Euractiv paints a dramatic picture of European airspace chaos - but misses the data nuance
The Euractiv piece argues that Europe’s airspace has descended into “chaos,” with drone incursions and airport disruptions becoming routine across Denmark, Lithuania, Germany, Belgium and Norway. The article presents a striking narrative of systemic breakdown, but it lacks detailed data on the frequency, impact, and comparability of the cited events — raising questions about how representative the “new commonplace” claim really is.
In framing the story as one of widespread breakdown, the article risks overstating the scale of disruption. While drones and disruptions have occurred, the language of “chaos” and “new commonplace” gives an impression of ongoing everyday crisis rather than episodic incidents. Without consistent metrics — such as number of flights cancelled, financial cost, or long-term disruption trends — readers may receive an exaggerated sense of pervasive failure.
Accurate journalism in aviation and infrastructure demands both dramatic narrative and empirical grounding.

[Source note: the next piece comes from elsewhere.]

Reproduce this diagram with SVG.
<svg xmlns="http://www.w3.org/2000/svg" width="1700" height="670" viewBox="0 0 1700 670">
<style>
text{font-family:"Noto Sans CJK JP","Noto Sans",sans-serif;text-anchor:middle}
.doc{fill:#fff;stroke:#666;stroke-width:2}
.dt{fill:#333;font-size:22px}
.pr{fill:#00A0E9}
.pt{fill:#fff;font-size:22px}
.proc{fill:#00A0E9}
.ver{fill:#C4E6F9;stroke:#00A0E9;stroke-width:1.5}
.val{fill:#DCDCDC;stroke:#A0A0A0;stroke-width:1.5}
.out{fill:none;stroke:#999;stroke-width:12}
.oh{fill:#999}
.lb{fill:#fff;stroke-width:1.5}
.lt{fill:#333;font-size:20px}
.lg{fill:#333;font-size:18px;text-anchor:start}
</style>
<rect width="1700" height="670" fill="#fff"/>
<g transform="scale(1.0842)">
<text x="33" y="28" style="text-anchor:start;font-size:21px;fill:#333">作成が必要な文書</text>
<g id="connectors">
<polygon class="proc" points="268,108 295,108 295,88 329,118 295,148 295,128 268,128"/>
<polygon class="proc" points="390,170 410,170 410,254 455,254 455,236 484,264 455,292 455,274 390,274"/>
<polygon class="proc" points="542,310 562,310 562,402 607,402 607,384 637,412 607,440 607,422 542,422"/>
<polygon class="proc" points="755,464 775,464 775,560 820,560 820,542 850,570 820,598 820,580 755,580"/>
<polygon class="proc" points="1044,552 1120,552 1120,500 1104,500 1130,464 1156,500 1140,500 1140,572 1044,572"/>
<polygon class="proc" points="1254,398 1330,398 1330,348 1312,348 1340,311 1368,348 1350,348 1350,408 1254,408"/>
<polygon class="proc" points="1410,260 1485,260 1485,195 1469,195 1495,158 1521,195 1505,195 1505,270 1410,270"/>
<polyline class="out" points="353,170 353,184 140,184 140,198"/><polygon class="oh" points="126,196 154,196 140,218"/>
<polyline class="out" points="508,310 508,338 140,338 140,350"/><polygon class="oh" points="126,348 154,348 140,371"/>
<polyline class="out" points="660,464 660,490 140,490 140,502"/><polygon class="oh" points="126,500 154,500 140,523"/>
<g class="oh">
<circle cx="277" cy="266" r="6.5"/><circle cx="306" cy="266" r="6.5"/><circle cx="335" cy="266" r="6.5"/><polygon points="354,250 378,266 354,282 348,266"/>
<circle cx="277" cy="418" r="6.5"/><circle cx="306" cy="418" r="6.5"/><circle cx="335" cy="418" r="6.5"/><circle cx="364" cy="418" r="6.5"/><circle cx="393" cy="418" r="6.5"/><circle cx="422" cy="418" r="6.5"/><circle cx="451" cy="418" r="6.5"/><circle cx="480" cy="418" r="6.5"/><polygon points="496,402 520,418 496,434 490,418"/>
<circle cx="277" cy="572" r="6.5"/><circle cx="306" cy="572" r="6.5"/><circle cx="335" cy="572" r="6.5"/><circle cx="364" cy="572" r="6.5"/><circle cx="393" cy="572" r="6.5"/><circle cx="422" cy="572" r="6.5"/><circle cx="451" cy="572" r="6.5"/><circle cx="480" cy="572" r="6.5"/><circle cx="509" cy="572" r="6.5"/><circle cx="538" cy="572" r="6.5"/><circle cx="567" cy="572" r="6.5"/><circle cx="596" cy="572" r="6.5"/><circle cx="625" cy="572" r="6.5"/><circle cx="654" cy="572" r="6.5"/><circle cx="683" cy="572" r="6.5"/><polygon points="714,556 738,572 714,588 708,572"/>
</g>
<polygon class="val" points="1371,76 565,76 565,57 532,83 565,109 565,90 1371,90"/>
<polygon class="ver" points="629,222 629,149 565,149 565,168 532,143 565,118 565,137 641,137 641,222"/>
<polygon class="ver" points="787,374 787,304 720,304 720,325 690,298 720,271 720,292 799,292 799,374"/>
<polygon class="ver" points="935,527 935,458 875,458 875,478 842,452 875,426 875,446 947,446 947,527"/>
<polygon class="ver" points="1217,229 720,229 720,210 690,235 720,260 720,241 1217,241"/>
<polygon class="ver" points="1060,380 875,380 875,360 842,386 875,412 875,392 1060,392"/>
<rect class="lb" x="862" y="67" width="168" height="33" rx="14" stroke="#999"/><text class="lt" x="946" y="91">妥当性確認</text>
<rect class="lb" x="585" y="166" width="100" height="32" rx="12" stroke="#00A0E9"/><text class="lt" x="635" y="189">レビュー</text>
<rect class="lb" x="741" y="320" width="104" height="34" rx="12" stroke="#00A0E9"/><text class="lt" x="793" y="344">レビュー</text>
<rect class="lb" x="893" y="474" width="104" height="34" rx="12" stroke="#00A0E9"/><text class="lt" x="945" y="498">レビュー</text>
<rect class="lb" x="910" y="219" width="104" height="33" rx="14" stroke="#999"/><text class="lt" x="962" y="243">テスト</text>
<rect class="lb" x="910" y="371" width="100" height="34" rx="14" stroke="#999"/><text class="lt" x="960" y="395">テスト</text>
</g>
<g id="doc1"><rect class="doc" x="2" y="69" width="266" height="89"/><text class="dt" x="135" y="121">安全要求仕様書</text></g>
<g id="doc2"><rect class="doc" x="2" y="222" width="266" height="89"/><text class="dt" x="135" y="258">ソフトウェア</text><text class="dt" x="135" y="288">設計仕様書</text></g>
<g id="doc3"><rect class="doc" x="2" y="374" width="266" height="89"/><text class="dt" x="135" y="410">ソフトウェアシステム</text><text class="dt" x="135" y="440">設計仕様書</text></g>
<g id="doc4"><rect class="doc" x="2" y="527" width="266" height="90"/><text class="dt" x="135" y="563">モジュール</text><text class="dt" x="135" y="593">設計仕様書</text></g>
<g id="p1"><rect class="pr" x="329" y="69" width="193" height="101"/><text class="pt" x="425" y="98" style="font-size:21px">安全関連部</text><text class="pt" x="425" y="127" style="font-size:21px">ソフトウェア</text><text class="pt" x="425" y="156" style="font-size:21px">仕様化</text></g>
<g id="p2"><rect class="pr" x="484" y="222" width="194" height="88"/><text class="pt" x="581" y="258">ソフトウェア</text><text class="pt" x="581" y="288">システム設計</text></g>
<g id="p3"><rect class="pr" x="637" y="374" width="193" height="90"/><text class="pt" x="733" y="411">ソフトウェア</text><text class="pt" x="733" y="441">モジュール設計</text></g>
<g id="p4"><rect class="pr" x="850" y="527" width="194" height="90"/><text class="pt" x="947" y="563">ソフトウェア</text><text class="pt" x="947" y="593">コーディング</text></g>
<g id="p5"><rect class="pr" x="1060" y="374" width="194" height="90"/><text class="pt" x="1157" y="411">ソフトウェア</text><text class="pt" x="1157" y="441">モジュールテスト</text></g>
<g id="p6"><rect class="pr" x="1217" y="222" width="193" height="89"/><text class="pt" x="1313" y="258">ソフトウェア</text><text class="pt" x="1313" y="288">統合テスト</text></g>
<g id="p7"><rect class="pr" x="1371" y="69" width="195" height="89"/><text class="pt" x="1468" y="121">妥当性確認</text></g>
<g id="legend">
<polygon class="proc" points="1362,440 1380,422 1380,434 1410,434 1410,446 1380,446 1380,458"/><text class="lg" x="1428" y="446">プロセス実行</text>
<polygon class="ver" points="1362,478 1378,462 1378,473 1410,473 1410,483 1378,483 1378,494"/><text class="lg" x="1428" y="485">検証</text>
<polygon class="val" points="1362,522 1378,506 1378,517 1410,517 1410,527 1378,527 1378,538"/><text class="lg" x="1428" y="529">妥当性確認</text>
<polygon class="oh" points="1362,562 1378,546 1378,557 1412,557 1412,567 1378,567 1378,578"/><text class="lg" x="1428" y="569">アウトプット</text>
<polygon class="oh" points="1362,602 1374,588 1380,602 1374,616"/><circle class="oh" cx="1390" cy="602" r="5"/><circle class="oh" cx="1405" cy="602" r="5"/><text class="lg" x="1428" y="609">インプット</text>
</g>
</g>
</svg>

When coverage emphasises alarm over analysis, it can skew public perception of risk and urgency — making routine inefficiencies appear as full-system collapse. The Euractiv article’s tone may mobilise attention, but at the expense of clarity about how standard such incidents really are.
That said, spotlighting drone incursions and air-traffic vulnerabilities is important. But the conversation needs precision: distinguishing headline-making disruptions from structural systemic collapse allows policymakers, industry and the public to respond proportionately. Without that distinction, coverage may inadvertently inflate risk and distort policy debate.